◆ STATED TASK ◆
With all pictures omitted, return verbatim the lines from the beginning of the records below through the line containing "s + '</span>'".

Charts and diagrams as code
--
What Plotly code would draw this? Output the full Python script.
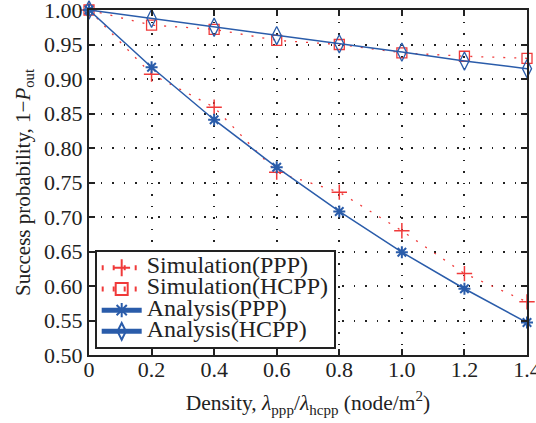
import plotly.graph_objects as go

density = [0, 0.2, 0.4, 0.6, 0.8, 1.0, 1.2, 1.4]
sim_ppp = [1.0, 0.907, 0.859, 0.765, 0.736, 0.680, 0.618, 0.577]
sim_hcpp = [1.0, 0.978, 0.972, 0.956, 0.950, 0.938, 0.933, 0.930]
ana_ppp = [1.0, 0.917, 0.841, 0.772, 0.708, 0.649, 0.596, 0.547]
ana_hcpp = [1.0, 0.988, 0.975, 0.963, 0.951, 0.939, 0.926, 0.915]
xticks = [0, 0.2, 0.4, 0.6, 0.8, 1.0, 1.2, 1.4]
xticklabels = ["0", "0.2", "0.4", "0.6", "0.8", "1.0", "1.2", "1.4"]
yticks = [0.50, 0.55, 0.60, 0.65, 0.70, 0.75, 0.80, 0.85, 0.90, 0.95, 1.00]

RED = "#f03a3a"
BLUE = "#2a5caa"
FONT = "Liberation Serif, Times New Roman, serif"
TXT = "#222"


def lbl(s):
    return '<span style="font-size:24px">' + s + '</span>'


fig = go.Figure()
fig.add_trace(go.Scatter(x=density, y=sim_ppp, mode="lines+markers", name=lbl("Simulation(PPP)"),
                         cliponaxis=False,
                         line=dict(color=RED, width=1.3, dash="2px,9px"),
                         marker=dict(symbol="cross-thin", size=11, line=dict(color=RED, width=1.5), color=RED)))
fig.add_trace(go.Scatter(x=density, y=sim_hcpp, mode="lines+markers", name=lbl("Simulation(HCPP)"),
                         cliponaxis=False,
                         line=dict(color=RED, width=1.3, dash="2px,9px"),
                         marker=dict(symbol="square-open", size=10, line=dict(color=RED, width=1.3), color=RED)))
fig.add_trace(go.Scatter(x=density, y=ana_ppp, mode="lines+markers", name=lbl("Analysis(PPP)"),
                         cliponaxis=False,
                         line=dict(color=BLUE, width=1.5),
                         marker=dict(symbol="asterisk-open", size=10, line=dict(color=BLUE, width=2), color=BLUE)))
fig.add_trace(go.Scatter(x=density, y=ana_hcpp, mode="lines+markers", name=lbl("Analysis(HCPP)"),
                         cliponaxis=False,
                         line=dict(color=BLUE, width=1.5),
                         marker=dict(symbol="diamond-tall-open", size=13, line=dict(color=BLUE, width=1.3), color=BLUE)))

axis_common = dict(showline=True, linecolor="#222", linewidth=2, mirror="ticks",
                   ticks="inside", ticklen=6, tickcolor="#222", tickwidth=2,
                   showgrid=True, gridcolor="#222", griddash="1.5px,10px", gridwidth=1.5,
                   zeroline=False, ticklabeloverflow="allow", automargin=False,
                   tickfont=dict(family=FONT, size=22, color=TXT))

fig.update_xaxes(range=[0, 1.4], tickvals=xticks, ticktext=xticklabels, ticklabelstandoff=-6,
                 title=dict(text="Density, <i>λ</i><sub>ppp</sub>/<i>λ</i><sub>hcpp</sub> (node/m<sup>2</sup>)",
                            font=dict(family=FONT, size=21.5, color=TXT), standoff=14),
                 **axis_common)
fig.update_yaxes(range=[0.5, 1.0], tickvals=yticks, tickformat=".2f",
                 title=dict(text="Success probability, 1−<i>P</i><sub>out</sub>",
                            font=dict(family=FONT, size=21, color=TXT), standoff=8),
                 **axis_common)

fig.update_layout(
    width=536, height=423,
    margin=dict(l=89, r=9, t=10, b=68),
    plot_bgcolor="white", paper_bgcolor="white",
    font=dict(family=FONT, size=21, color=TXT),
    legend=dict(x=0.013, y=0.017, xanchor="left", yanchor="bottom",
                bgcolor="white", bordercolor="#222", borderwidth=2,
                font=dict(family=FONT, size=14, color=TXT),
                tracegroupgap=0, itemsizing="constant", itemwidth=40),
    showlegend=True,
)

fig.write_html("out.html", config={"displayModeBar": False},
               post_script="document.body.style.margin='0px';")
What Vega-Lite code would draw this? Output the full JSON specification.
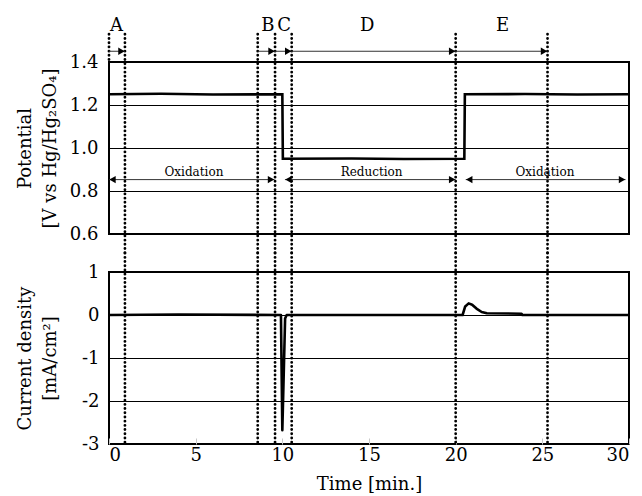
{
  "$schema": "https://vega.github.io/schema/vega-lite/v6.json",
  "padding": {"left": 15, "top": 16, "right": 0, "bottom": 0},
  "spacing": 38,
  "bounds": "flush",
  "datasets": {
    "potential": [
      {"t": 0, "v": 1.25}, {"t": 3, "v": 1.252}, {"t": 6, "v": 1.249}, {"t": 10.0, "v": 1.25},
      {"t": 10.03, "v": 0.95}, {"t": 14, "v": 0.951}, {"t": 17, "v": 0.949}, {"t": 20.5, "v": 0.95},
      {"t": 20.53, "v": 1.25}, {"t": 24, "v": 1.251}, {"t": 27, "v": 1.249}, {"t": 30, "v": 1.25}
    ],
    "current": [
      {"t": 0, "i": 0}, {"t": 4, "i": 0.01}, {"t": 9.92, "i": 0}, {"t": 10.0, "i": -2.68},
      {"t": 10.16, "i": -0.08}, {"t": 10.25, "i": 0}, {"t": 20.4, "i": 0}, {"t": 20.55, "i": 0.2},
      {"t": 20.75, "i": 0.27}, {"t": 20.95, "i": 0.24}, {"t": 21.2, "i": 0.15}, {"t": 21.5, "i": 0.07},
      {"t": 21.8, "i": 0.04}, {"t": 23.8, "i": 0.03}, {"t": 23.85, "i": 0}, {"t": 30, "i": 0}
    ],
    "boundaries": [
      {"t": 0, "full": false}, {"t": 0.92, "full": true}, {"t": 8.58, "full": true},
      {"t": 9.58, "full": true}, {"t": 10.54, "full": true}, {"t": 20.0, "full": true}, {"t": 25.3, "full": true}
    ],
    "phases": [
      {"phase": "A", "start": 0, "end": 0.92, "mid": 0.43},
      {"phase": "B", "start": 8.58, "end": 9.58, "mid": 9.17},
      {"phase": "C", "start": 9.58, "end": 10.54, "mid": 10.1},
      {"phase": "D", "start": 10.54, "end": 20.0, "mid": 14.9},
      {"phase": "E", "start": 20.0, "end": 25.3, "mid": 22.7}
    ],
    "processes": [
      {"process": "Oxidation", "start": 0, "end": 9.55, "mid": 4.9},
      {"process": "Reduction", "start": 10.15, "end": 20.0, "mid": 15.15},
      {"process": "Oxidation", "start": 20.58, "end": 29.8, "mid": 25.15}
    ]
  },
  "vconcat": [
    {
      "width": 520,
      "height": 172,
      "layer": [
        {
          "data": {"name": "potential"},
          "mark": {"type": "line", "color": "black", "strokeWidth": 2.6, "strokeJoin": "miter"},
          "encoding": {
            "x": {"field": "t", "type": "quantitative", "scale": {"domain": [0, 30], "nice": false}, "axis": null},
            "y": {"field": "v", "type": "quantitative", "scale": {"domain": [0.6, 1.4], "nice": false, "zero": false},
              "axis": {"values": [0.6, 0.8, 1.0, 1.2, 1.4], "format": ".1f", "labelPadding": 11,
                "title": ["Potential", "[V vs Hg/Hg₂SO₄]"], "titlePadding": 10, "titleLineHeight": 25}}
          }
        },
        {
          "data": {"name": "boundaries"},
          "transform": [{"filter": "datum.full"}],
          "mark": {"type": "rule", "color": "black", "strokeWidth": 2.8, "strokeDash": [0.1, 4.1], "strokeCap": "round", "clip": false},
          "encoding": {
            "x": {"field": "t", "type": "quantitative"},
            "y": {"datum": 1.529},
            "y2": {"datum": 0.51}
          }
        },
        {
          "data": {"name": "boundaries"},
          "transform": [{"filter": "!datum.full"}],
          "mark": {"type": "rule", "color": "black", "strokeWidth": 2.8, "strokeDash": [0.1, 4.1], "strokeCap": "round", "clip": false},
          "encoding": {
            "x": {"field": "t", "type": "quantitative"},
            "y": {"datum": 1.529},
            "y2": {"datum": 1.4}
          }
        },
        {
          "data": {"name": "phases"},
          "mark": {"type": "rule", "color": "#333", "strokeWidth": 1, "clip": false},
          "encoding": {
            "x": {"field": "start", "type": "quantitative"},
            "x2": {"field": "end"},
            "y": {"datum": 1.45}
          }
        },
        {
          "data": {"name": "phases"},
          "mark": {"type": "point", "shape": "triangle-right", "filled": true, "color": "black", "opacity": 1, "size": 55, "clip": false},
          "encoding": {
            "x": {"field": "end", "type": "quantitative"},
            "xOffset": {"value": -3.5},
            "y": {"datum": 1.45}
          }
        },
        {
          "data": {"name": "phases"},
          "mark": {"type": "text", "font": "DejaVu Serif", "fontSize": 18, "color": "black", "baseline": "alphabetic", "clip": false},
          "encoding": {
            "x": {"field": "mid", "type": "quantitative"},
            "y": {"datum": 1.543},
            "text": {"field": "phase"}
          }
        },
        {
          "data": {"name": "processes"},
          "mark": {"type": "rule", "color": "#333", "strokeWidth": 1},
          "encoding": {
            "x": {"field": "start", "type": "quantitative"},
            "x2": {"field": "end"},
            "y": {"datum": 0.853}
          }
        },
        {
          "data": {"name": "processes"},
          "mark": {"type": "point", "shape": "triangle-right", "filled": true, "color": "black", "opacity": 1, "size": 55},
          "encoding": {
            "x": {"field": "end", "type": "quantitative"},
            "xOffset": {"value": -3.5},
            "y": {"datum": 0.853}
          }
        },
        {
          "data": {"name": "processes"},
          "mark": {"type": "point", "shape": "triangle-left", "filled": true, "color": "black", "opacity": 1, "size": 55, "clip": false},
          "encoding": {
            "x": {"field": "start", "type": "quantitative"},
            "xOffset": {"value": 3.5},
            "y": {"datum": 0.853}
          }
        },
        {
          "data": {"name": "processes"},
          "mark": {"type": "text", "font": "DejaVu Serif", "fontSize": 12, "color": "black", "baseline": "alphabetic"},
          "encoding": {
            "x": {"field": "mid", "type": "quantitative"},
            "y": {"datum": 0.872},
            "text": {"field": "process"}
          }
        }
      ]
    },
    {
      "width": 520,
      "height": 172,
      "layer": [
        {
          "data": {"name": "current"},
          "mark": {"type": "line", "color": "black", "strokeWidth": 2.6, "strokeJoin": "round"},
          "encoding": {
            "x": {"field": "t", "type": "quantitative", "scale": {"domain": [0, 30], "nice": false},
              "axis": {"values": [0, 5, 10, 15, 20, 25, 30], "grid": false, "ticks": true, "tickSize": -6, "tickColor": "#c8c8c8", "tickWidth": 1, "labelPadding": 8, "title": "Time [min.]", "titlePadding": 11}},
            "y": {"field": "i", "type": "quantitative", "scale": {"domain": [-3, 1], "nice": false, "zero": false},
              "axis": {"values": [-3, -2, -1, 0, 1], "labelExpr": "'' + datum.value", "labelPadding": 10,
                "title": ["Current density", "[mA/cm²]"], "titlePadding": 22, "titleLineHeight": 25}}
          }
        },
        {
          "data": {"name": "boundaries"},
          "transform": [{"filter": "datum.full"}],
          "mark": {"type": "rule", "color": "black", "strokeWidth": 2.8, "strokeDash": [0.1, 4.1], "strokeCap": "round", "clip": false},
          "encoding": {
            "x": {"field": "t", "type": "quantitative"},
            "y": {"datum": 1.44},
            "y2": {"datum": -3}
          }
        }
      ]
    }
  ],
  "config": {
    "font": "DejaVu Serif",
    "view": {"stroke": "black", "strokeWidth": 2},
    "axis": {
      "labelFont": "DejaVu Serif", "labelFontSize": 18, "labelColor": "black",
      "titleFont": "DejaVu Serif", "titleFontSize": 18, "titleFontWeight": "normal", "titleColor": "black",
      "grid": true, "gridColor": "black", "gridWidth": 1, "gridOpacity": 1,
      "domain": false, "ticks": false
    }
  }
}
--
◆ ANSWER TO THIS PROBLEM ◆
What Plotly code would draw this? Output the full Python script.
import plotly.graph_objects as go

density = [0, 0.2, 0.4, 0.6, 0.8, 1.0, 1.2, 1.4]
sim_ppp = [1.0, 0.907, 0.859, 0.765, 0.736, 0.680, 0.618, 0.577]
sim_hcpp = [1.0, 0.978, 0.972, 0.956, 0.950, 0.938, 0.933, 0.930]
ana_ppp = [1.0, 0.917, 0.841, 0.772, 0.708, 0.649, 0.596, 0.547]
ana_hcpp = [1.0, 0.988, 0.975, 0.963, 0.951, 0.939, 0.926, 0.915]
xticks = [0, 0.2, 0.4, 0.6, 0.8, 1.0, 1.2, 1.4]
xticklabels = ["0", "0.2", "0.4", "0.6", "0.8", "1.0", "1.2", "1.4"]
yticks = [0.50, 0.55, 0.60, 0.65, 0.70, 0.75, 0.80, 0.85, 0.90, 0.95, 1.00]

RED = "#f03a3a"
BLUE = "#2a5caa"
FONT = "Liberation Serif, Times New Roman, serif"
TXT = "#222"


def lbl(s):
    return '<span style="font-size:24px">' + s + '</span>'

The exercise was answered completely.